SKANDIA Team GBR is the British Sailing Team in the Olympic and Paralympic classes.

The team consists of the Performance Squad and Development and Transitional squads, which jointly total around 70 sailors. The sailors train and compete across 10 Olympic Classes - Finn, Laser Radial, Laser, 470 men and women, 49er, Star, RS:X men and women windsurfers and, new for London 2012, Women’s Olympic Classes Match Racing.

There are three Paralympic Classes, the Sonar, 2.4mR and Skud-18.

Great Britain is the world’s top Olympic Classes sailing nation with the British Olympic team sailors topping the medal table at the past three Games in 2000, 2004 and 2008.

In a Dorset Echo column, Skandia Team GBR members are bringing insight into the campaign for glory in 2012.

Here’s Skud-18 sailor Alex Rickham who sails with Portland’s Niki Birrell.

LONDON 2012 will mark the culmination of four years’ hard work. It is all starting to become very real.

2011 has been an interesting and varied year with highs and lows. Conveniently, our season ended on a high with our third consecutive World Championship title.

In August we got the nod from the British Paralympic Association and gained early selection for the Games. It was everything we hoped for, and a true honour to be the first selected athletes.

For me, and I suspect Niki, it also very daunting.

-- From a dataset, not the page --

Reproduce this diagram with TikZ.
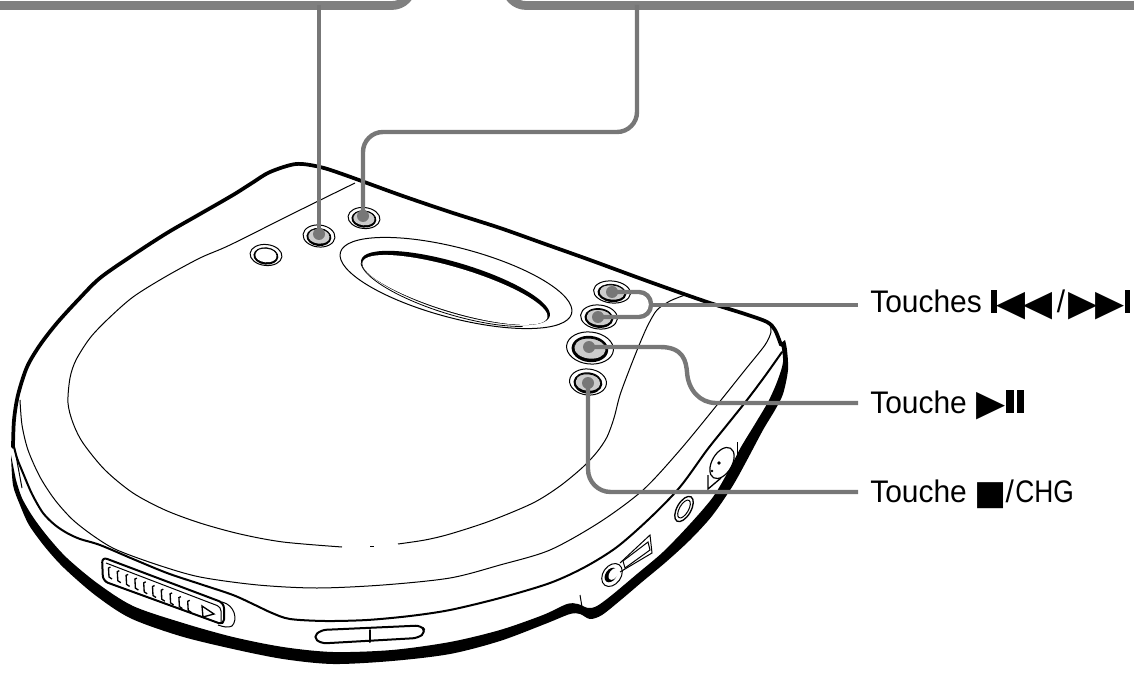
\documentclass[tikz,border=0pt]{standalone}
\usepackage{fontspec}
\setmainfont[FakeStretch=0.96]{Liberation Sans}
\newfontfamily\symfont{DejaVu Sans}
\newcommand\lblsize{\fontsize{23.4pt}{26pt}\selectfont}
\newcommand\tr{\raisebox{-1.9pt}{\scalebox{1.05}[1.0]{\fontsize{27pt}{27pt}\symfont ▶}}}
\newcommand\tl{\raisebox{-1.9pt}{\scalebox{1.05}[1.0]{\fontsize{27pt}{27pt}\symfont ◀}}}
\newcommand\sq{\raisebox{-1.5pt}{\fontsize{25.5pt}{27pt}\symfont ■}}
\newcommand\bbar{\rule{4.2pt}{17pt}}
\newcommand\pbar{\rule{5.6pt}{17pt}}
\newcommand\btnbody[5]{%
  \fill[black,rotate around={-6:(#1,#2)}] (#1,#2+1) ellipse [x radius=#3*.78,y radius=#4*.82];
  \draw[thinl,rotate around={-6:(#1,#2)}] (#1,#2) ellipse [x radius=#3,y radius=#4];
  \fill[#5,rotate around={-6:(#1,#2)}] (#1,#2+1) ellipse [x radius=#3*.66,y radius=#4*.6];
  \fill[#5,rotate around={-6:(#1,#2)}] (#1,#2-1) ellipse [x radius=#3*.66,y radius=#4*.55];
  \draw[black,line width=.6pt,rotate around={-6:(#1,#2)}] (#1-#3*.66,#2-1) arc[start angle=180,end angle=360,x radius=#3*.66,y radius=#4*.55];
}
\tikzset{
  thinl/.style={line width=.75pt,black},
  medl/.style={line width=1.5pt,black,line cap=round,line join=round},
  thickl/.style={line width=2.8pt,black,line cap=round,line join=round},
  leader/.style={line width=3.3pt,leadg},
  boxl/.style={line width=6.6pt,boxg},
  lbl/.style={anchor=base west,inner sep=0pt,font=\lblsize,text=black},
  sm/.style={smooth,tension=.5},
}
\definecolor{leadg}{HTML}{777777}
\definecolor{boxg}{HTML}{808080}
\definecolor{capg}{HTML}{CCCCCC}
\begin{document}
\begin{tikzpicture}[x=.75pt,y=-.75pt]
\useasboundingbox (0,0) rectangle (1134,673);
% top thick outline
\draw[thickl] plot[sm] coordinates {(13,447) (14,420) (18,395) (27,367) (40,345) (57,323) (78,300) (100,278) (133,255) (167,233) (200,214) (233,195) (252,183) (270,172) (296,164) (320,167) (345,175) (400,195) (450,212) (500,228) (545,244) (590,260) (650,282) (707,302) (745,314) (767,322) (775,330) (781,345)};
% bottom crescent
\fill[black] plot[sm] coordinates {(781,343) (783,362) (777,382) (768,402) (755,424) (741,447) (729,470) (713,497) (690,524) (663,552) (637,574) (612,595) (597,606) (588,608) (578,604) (567,604) (543,615) (500,630) (450,642) (392,650) (333,652) (283,647) (233,637) (183,623) (133,606) (97,583) (67,558) (48,537) (33,517) (22,498) (16,480)}
 -- plot[sm] coordinates {(11,455) (13,485) (20,505) (29,525) (45,547) (64,568) (95,595) (130,618) (180,636) (233,649) (283,659) (333,664) (392,661) (450,654) (500,641) (545,624) (570,614) (580,614) (590,619) (602,615) (622,599) (642,582) (666,562) (690,540) (712,516) (732,487) (746,462) (763,430) (775,410) (783,394) (788,370) (787,350) (785,340)} -- cycle;
% rim line
\draw[medl] plot[sm] coordinates {(782,352) (765,376) (747,400) (727,425) (707,450) (680,487) (650,518) (617,547) (585,567) (550,583) (500,598) (450,610) (410,616) (367,620) (325,621) (290,619) (272,613) (255,605) (233,595) (200,584) (167,573) (133,559) (100,545) (80,539) (67,533) (55,525) (43,513) (32,494) (23,473) (17,458) (13,443)};
% left nib
\draw[thinl] (14,445) -- (22,488);
% lid outer thin line
\draw[thinl] plot[sm] coordinates {(20,400) (22,425) (28,450) (40,477) (55,500) (73,520) (95,537) (117,550) (158,565) (200,577) (258,585) (317,588) (383,585) (450,578) (500,565) (550,550) (600,522) (643,490) (680,450) (717,405) (745,370) (765,345) (771,332) (770,325)};
% lid inner thin line
\draw[thinl] plot[sm] coordinates {(355,183) (292,214) (230,245) (200,258) (165,277) (133,297) (108,319) (90,338) (76,360) (70,378) (68,403) (73,423) (83,443) (105,470) (133,493) (165,510) (200,523) (240,534) (283,542) (342,547)};
\draw[thinl] (370,546) -- (374,546);
\draw[thinl] plot[sm] coordinates {(398,544) (425,540) (450,534) (490,521) (533,503) (560,486) (583,467) (597,452) (607,437) (614,418) (620,395) (630,368) (640,343) (648,325) (657,310) (670,301) (685,295)};
% display
\draw[thinl] (456,283) ellipse [x radius=119.6,y radius=35,rotate=-14.8];
\begin{scope}[shift={(455.5,288)},rotate=-16.8]
  \fill[black] (0,0) ellipse [x radius=98.4,y radius=25];
  \fill[white] (0,2) ellipse [x radius=96.5,y radius=22];
  \draw[thinl,line width=.6pt] plot[domain=40:172,samples=40] ({98.5*cos(\x)},{27*sin(\x)});
\end{scope}
% plain button
\btnbody{266}{255}{16}{10.5}{white}
% slider
\draw[medl,rounded corners=4pt] (102,557) -- (224,603) -- (224,625) -- (103,581) -- cycle;
\draw[thinl,rounded corners=3pt] (106,563) -- (221,607) -- (221,622);
\draw[thinl] (222,602) .. controls (235,605) and (238,620) .. (232,626) .. controls (228,628) and (224,627) .. (218,625);
\foreach \i in {0,...,9}{
  \draw[thinl,line width=1pt] ({110.5+8.8*\i},{567+3.7*\i}) -- ({108.5+8.8*\i},{568+3.7*\i}) -- ({109+8.8*\i},{577+3.7*\i}) -- ({112+8.8*\i},{579+3.7*\i});
}
\draw[thinl,line width=1pt] (202,606) -- (214,614) -- (203,617) -- cycle;
% front switch
\draw[medl,rounded corners=4pt] (313,637) -- (321,630) -- (421,625.5) -- (426,632) -- (418,638) -- (321,643.5) -- cycle;
\draw[medl] (370,630) -- (370,642);
% jack
\draw[thinl] (612,575) ellipse [x radius=12.5,y radius=9,rotate=55];
\fill[black] (611,575) ellipse [x radius=8,y radius=5.5,rotate=55];
\fill[white] (613.5,574) ellipse [x radius=6.5,y radius=4,rotate=55];
\draw[thinl] (620,563) -- (650,535) -- (652,553) -- (620,572);
\draw[thinl] (623,561) -- (648,542) -- (650,550) -- (625,568) -- cycle;
\draw[thinl,line width=1pt] (684,509) ellipse [x radius=14,y radius=7,rotate=60];
\draw[thinl] (684,509) ellipse [x radius=10,y radius=4.5,rotate=60];
\draw[thinl] (580,595) -- (582,607);
% dial
\draw[thinl,line width=.9pt] (722,463) ellipse [x radius=17,y radius=10,rotate=60];
\fill (719,463) circle (1.8);
\fill (712,471) circle (1.3);
\draw[thinl,line width=1pt] (708,475) -- (708,489) -- (721,478);
\draw[thinl] (737,442) -- (737,458);
% named button centres
\coordinate (b1) at (319,234);
\coordinate (b2) at (363,216);
\coordinate (b3) at (612,292);
\coordinate (b4) at (598,317);
\coordinate (b5) at (589,347);
\coordinate (b6) at (588,383);
\coordinate (e3) at (858,305);
\coordinate (e5) at (858,403);
\coordinate (e6) at (858,492);
\coordinate (t1) at (319,5);
\coordinate (t2) at (637,5);
% pressed buttons
\btnbody{319}{236}{16}{11}{capg}
\btnbody{364}{218}{16}{10.5}{capg}
\btnbody{612}{292}{18.5}{11}{capg}
\btnbody{599}{317}{18.5}{12}{capg}
\btnbody{590}{348}{23.5}{16}{capg}
\btnbody{588}{382}{18.5}{13}{capg}
\foreach \c in {b1,b2,b3,b4,b5,b6}{\fill[leadg] (\c) circle (6);}
% callout boxes
\draw[boxl,rounded corners=15pt] (-20,5.5) -- (412,5.5) -- (412,-20);
\draw[boxl,rounded corners=15pt] (1154,5.5) -- (506,5.5) -- (506,-20);
% leaders
\draw[leader] (b1) -- (t1);
\draw[leader,rounded corners=15pt] (b2) -- (363,132) -- (637,132) -- (t2);
\draw[leader,rounded corners=9pt] (b3) -- (651,292) -- (651,317) -- (b4);
\draw[leader] (651,305) -- (e3);
\draw[leader] (b5) -- (660,347) .. controls (684,347) and (686,362) .. (687,372) .. controls (688,390) and (700,403) .. (716,403) -- (e5);
\draw[leader,rounded corners=17pt] (b6) -- (588,492) -- (e6);
% labels
\node[lbl] (lab1) at (870,313) {Touches\kern7pt\bbar\tl\kern-1.5pt\tl\kern3pt/\kern2.5pt\tr\kern-1.5pt\tr\bbar};
\node[lbl] (lab2) at (870,413) {Touche\kern7pt\tr\kern.7pt\pbar\kern2.2pt\pbar};
\node[lbl] (lab3) at (870,502) {Touche\kern5.5pt\sq\kern-.5pt/\kern1pt\scalebox{.88}[1]{CHG}};
\end{tikzpicture}
\end{document}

Knowing all our friends, family and the whole country are watching is scary but also exciting. The great thing about being given the slot this early is the focus it gives us.

Not that everything hasn’t been about getting to the Games, but now every last bit of our focus and effort will be put into the next year.

We have the opportunity to try new things. It is also immensely helpful to the support staff knowing that their time and energy are definitely going into the London Paralympics.

We have been able to plan a calendar (which I now fondly call ‘the death of my social life’) which should hopefully ensure that coveted Paralympic medal.

To be honest, I think a year to go has also made me a bit emotional. Watching everyone’s championships over the summer had a more meaning as it starts to become evident who else will be selected from the other sports. The year ahead is huge – winter is mainly abroad competing and training.

From March we should be back in the UK working with our in-house training partners and learning as much about the venue as we can. Then it will come down that one race week where hopefully we can achieve the ideal of gold on home waters. The amazing thing about having a home Games is the support and excitement everyone is starting to feel.

I went into the bank the other day and this lady asked me if I was going to be in the Paralympics because she remembered reading something in the Dorset Echo. She was wishing me good luck and giving me words of encouragement.

In light of recent problems across London the Games will be a real celebration of not only sport but of London and the UK as a whole. For the Paralympics it is a return home. Having been a patient at Stoke Mandeville Spinal Unit, the home of the Paralympics, it means even more.

I hope next year’s Games will inspire people to get involved in Paralympic sport and I’m looking forward to being part of the greatest show on water.